Stated exercise
Copy each line below in which the string "this" occurs.

Data rows
━━━━━━

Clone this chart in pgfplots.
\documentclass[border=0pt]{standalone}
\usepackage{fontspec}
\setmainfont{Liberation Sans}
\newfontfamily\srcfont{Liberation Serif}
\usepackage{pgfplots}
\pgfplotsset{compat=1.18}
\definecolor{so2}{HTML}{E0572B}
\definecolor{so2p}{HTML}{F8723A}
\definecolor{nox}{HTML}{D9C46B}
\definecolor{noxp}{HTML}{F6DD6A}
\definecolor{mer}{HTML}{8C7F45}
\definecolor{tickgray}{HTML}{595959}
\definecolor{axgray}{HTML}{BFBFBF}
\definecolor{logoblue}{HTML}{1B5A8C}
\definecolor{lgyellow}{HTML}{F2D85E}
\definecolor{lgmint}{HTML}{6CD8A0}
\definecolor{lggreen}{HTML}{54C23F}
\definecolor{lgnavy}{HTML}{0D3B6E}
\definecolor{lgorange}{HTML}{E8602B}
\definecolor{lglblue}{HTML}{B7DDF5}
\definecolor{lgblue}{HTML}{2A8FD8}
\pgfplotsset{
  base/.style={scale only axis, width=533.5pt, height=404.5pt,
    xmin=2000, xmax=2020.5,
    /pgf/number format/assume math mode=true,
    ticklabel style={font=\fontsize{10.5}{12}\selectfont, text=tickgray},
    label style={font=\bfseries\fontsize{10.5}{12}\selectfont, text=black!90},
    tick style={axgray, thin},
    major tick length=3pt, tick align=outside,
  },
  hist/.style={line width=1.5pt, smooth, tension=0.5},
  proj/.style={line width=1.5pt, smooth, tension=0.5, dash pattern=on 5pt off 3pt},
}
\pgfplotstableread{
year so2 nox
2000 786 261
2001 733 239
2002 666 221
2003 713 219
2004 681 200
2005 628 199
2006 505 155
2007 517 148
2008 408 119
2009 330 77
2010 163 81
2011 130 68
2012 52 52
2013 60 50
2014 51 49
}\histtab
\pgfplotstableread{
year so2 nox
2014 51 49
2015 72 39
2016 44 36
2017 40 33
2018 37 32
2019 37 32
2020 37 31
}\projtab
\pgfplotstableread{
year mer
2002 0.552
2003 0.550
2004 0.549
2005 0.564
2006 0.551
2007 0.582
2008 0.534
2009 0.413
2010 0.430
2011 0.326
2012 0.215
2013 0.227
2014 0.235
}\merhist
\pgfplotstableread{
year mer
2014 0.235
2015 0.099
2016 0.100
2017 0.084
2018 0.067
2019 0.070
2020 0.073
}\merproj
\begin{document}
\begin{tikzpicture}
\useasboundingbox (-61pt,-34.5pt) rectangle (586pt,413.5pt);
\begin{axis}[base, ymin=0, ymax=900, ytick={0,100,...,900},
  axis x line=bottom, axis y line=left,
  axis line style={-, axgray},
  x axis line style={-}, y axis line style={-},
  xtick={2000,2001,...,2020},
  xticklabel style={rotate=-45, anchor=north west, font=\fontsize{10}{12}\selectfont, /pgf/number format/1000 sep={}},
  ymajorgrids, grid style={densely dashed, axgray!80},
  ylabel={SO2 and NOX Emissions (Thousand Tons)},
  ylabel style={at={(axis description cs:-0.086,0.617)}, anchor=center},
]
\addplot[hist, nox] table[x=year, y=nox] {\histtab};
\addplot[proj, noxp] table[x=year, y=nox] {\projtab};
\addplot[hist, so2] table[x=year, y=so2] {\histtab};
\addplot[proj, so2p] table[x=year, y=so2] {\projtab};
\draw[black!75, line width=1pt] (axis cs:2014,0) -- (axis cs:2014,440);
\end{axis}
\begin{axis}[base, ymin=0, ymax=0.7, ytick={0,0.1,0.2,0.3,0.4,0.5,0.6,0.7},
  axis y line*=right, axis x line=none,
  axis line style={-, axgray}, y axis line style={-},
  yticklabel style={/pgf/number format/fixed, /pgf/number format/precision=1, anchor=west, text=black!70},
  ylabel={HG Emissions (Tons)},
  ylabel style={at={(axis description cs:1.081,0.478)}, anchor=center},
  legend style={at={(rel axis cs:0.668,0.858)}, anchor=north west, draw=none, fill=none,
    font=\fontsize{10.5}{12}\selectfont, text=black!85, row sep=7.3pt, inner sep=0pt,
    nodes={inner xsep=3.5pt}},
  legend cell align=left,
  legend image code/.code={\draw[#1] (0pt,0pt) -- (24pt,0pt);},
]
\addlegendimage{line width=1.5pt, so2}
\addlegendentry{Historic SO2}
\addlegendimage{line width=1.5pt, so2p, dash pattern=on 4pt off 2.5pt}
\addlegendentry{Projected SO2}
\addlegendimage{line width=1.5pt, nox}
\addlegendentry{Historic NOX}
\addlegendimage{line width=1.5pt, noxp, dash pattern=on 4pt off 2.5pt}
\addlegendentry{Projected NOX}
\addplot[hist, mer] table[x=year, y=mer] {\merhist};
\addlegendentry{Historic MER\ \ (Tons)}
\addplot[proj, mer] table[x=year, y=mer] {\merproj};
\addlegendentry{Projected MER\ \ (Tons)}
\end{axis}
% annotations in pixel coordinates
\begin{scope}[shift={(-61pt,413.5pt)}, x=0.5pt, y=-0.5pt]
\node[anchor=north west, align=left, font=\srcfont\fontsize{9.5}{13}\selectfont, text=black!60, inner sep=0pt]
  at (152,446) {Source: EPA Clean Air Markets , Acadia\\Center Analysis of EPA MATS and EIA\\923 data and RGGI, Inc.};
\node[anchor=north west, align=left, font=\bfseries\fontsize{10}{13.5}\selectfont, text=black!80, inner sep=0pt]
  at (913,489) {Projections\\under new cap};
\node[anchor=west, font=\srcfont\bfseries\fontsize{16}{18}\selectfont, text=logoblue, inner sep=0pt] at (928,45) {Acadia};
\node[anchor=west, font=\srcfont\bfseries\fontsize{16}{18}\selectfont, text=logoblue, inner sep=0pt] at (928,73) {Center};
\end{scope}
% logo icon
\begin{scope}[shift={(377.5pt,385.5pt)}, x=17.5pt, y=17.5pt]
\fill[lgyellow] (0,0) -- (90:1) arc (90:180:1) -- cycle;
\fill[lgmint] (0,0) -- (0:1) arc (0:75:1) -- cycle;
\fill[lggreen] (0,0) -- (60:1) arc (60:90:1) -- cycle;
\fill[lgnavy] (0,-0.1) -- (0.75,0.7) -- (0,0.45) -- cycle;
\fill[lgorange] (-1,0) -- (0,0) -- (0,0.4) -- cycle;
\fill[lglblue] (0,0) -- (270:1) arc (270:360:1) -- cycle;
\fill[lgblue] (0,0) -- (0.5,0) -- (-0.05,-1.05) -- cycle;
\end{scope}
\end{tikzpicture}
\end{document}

━━━━━━

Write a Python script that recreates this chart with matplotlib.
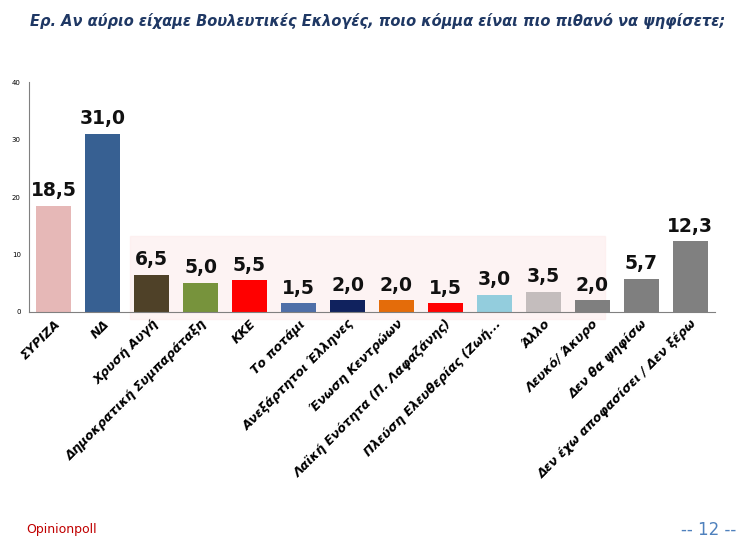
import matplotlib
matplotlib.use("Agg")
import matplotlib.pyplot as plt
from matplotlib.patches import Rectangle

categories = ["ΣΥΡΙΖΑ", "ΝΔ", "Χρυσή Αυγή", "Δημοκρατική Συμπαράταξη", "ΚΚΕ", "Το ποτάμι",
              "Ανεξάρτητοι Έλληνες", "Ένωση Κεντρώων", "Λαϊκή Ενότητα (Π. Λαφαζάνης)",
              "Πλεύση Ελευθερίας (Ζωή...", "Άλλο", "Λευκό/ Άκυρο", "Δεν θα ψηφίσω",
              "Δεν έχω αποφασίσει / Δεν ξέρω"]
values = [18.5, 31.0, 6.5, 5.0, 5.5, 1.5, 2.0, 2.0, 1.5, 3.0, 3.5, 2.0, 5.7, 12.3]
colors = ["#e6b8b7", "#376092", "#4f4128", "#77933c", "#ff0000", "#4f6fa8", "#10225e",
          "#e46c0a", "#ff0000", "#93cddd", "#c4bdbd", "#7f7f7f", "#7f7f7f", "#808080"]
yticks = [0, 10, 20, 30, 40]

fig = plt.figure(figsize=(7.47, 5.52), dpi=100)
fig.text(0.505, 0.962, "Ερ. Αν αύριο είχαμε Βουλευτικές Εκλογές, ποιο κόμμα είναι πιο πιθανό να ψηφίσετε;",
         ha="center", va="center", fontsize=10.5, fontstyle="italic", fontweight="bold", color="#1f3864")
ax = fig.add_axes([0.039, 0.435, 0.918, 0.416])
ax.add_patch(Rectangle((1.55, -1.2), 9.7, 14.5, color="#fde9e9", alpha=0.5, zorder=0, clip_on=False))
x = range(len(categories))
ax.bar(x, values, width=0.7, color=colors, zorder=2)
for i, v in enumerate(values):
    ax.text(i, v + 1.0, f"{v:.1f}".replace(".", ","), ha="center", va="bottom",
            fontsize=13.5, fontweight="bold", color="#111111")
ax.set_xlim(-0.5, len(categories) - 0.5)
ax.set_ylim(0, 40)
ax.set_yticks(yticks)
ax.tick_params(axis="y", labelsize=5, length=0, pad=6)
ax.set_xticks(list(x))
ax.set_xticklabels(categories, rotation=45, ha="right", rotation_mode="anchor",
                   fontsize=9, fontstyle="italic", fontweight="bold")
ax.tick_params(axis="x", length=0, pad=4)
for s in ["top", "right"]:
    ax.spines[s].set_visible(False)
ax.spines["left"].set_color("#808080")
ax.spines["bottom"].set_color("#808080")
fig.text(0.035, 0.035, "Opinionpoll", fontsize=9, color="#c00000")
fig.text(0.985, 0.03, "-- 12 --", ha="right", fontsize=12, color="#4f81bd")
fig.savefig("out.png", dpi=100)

━━━━━━

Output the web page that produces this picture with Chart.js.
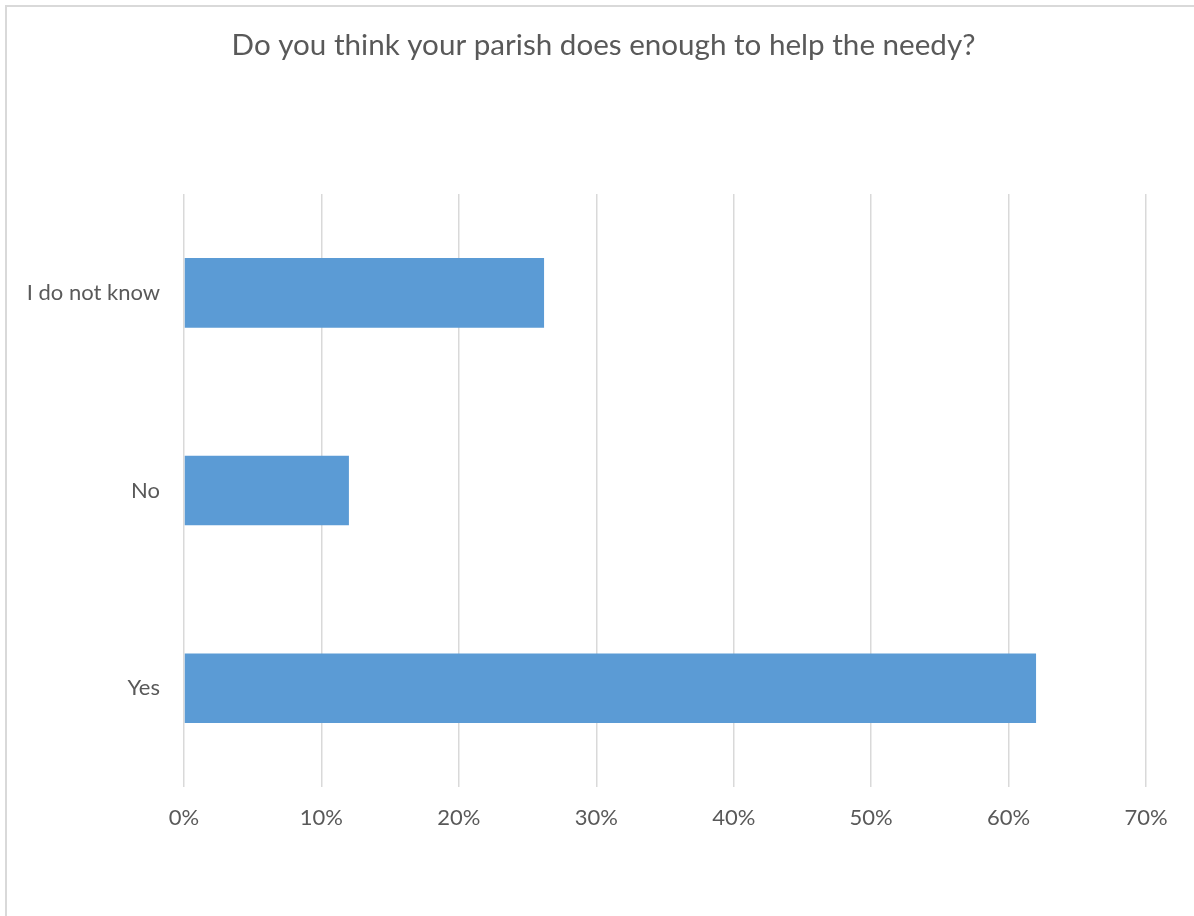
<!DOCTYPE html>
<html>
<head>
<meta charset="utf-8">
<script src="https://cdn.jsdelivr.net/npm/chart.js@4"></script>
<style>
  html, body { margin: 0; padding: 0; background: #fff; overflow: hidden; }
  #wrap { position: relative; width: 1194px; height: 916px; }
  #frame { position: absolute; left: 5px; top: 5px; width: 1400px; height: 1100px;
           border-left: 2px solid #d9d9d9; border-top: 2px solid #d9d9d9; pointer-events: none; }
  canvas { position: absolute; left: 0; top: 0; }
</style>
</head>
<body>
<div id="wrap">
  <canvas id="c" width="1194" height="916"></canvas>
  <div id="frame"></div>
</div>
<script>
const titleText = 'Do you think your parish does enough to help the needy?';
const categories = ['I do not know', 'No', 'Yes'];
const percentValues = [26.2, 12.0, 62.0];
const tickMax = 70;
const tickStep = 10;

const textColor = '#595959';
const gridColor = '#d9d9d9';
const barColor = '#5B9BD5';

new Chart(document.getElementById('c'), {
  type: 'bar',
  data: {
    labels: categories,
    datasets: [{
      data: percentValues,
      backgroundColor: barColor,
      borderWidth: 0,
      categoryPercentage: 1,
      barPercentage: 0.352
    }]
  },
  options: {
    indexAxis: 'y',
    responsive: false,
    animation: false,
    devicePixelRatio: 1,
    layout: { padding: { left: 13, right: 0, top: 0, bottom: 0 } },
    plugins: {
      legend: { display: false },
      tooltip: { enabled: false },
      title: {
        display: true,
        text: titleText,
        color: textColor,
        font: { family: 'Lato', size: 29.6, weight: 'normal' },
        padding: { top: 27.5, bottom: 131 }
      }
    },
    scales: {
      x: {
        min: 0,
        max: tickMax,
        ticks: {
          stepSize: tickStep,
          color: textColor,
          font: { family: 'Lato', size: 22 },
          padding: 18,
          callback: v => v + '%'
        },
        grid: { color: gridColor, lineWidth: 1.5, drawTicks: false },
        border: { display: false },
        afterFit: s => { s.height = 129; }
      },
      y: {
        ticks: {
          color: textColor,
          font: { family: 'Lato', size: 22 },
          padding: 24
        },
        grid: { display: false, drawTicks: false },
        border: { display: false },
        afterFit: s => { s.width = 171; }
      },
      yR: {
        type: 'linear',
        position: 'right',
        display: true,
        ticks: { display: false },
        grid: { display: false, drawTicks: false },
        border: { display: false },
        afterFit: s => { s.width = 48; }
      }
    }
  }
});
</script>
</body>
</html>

━━━━━━

Result below
Clone this chart in pgfplots.
Write a Python script that recreates this chart with matplotlib.
Output the web page that produces this picture with Chart.js.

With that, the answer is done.